Well, no, the Leader Election impossibility in real world still holds. The external Consensus system will know about a single leader at a time, but 2 of your system nodes will still believe they are both leaders.

The node who was leader may encounter a long garbage collection pause. Another node will become leader. After the garbage collection pause ends, the old leader will still think it is leader. They will both try to write to your shared storage. The leaders need to receive a “fencing token” (auto-incrementing number) from the Consensus service, and your shared storage must cooperate by implementing atomic conditional write operations that validate that the fencing token never goes back.
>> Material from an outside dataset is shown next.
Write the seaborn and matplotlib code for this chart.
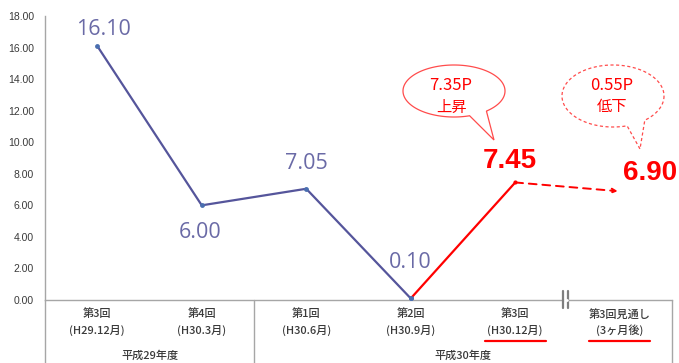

A must-read here, with a lot better explanation of the above issues in the context of Distributed Locking, is this blog article: How to do distributed locking, by Martin Kleppmann, author of Designing Data-Intensive Applications, another must-read book.

As a closing note, if your shared storage can cooperate by providing atomic conditional writes, do you actually need an extra system for Leader Election? You may need it to reduce the overhead of write operations, but it is something to consider to simplify your system.

Takeaway

There is only Eventual Leader Election in real-world distributed systems. Consensus algorithms stay correct in the face of Eventual Leader Election, and only Eventual Leader Election can be implemented on top of Consensus algorithms.

If you build your own distributed algorithm on top of Eventual Leader Election, you need to ensure correctness with 0 or 2 leaders at the same time.

But there are already distributed algorithms that are correct in the face of imperfect Leader Election: Consensus (Paxos, Raft, Viewstamped Replication), Primary-Backup. Consider using these algorithms instead, as provided by an existing, proven implementation.

And better yet, consider whether you actually need Leader Election at all. Can’t you just delegate to your storage provided guarantees?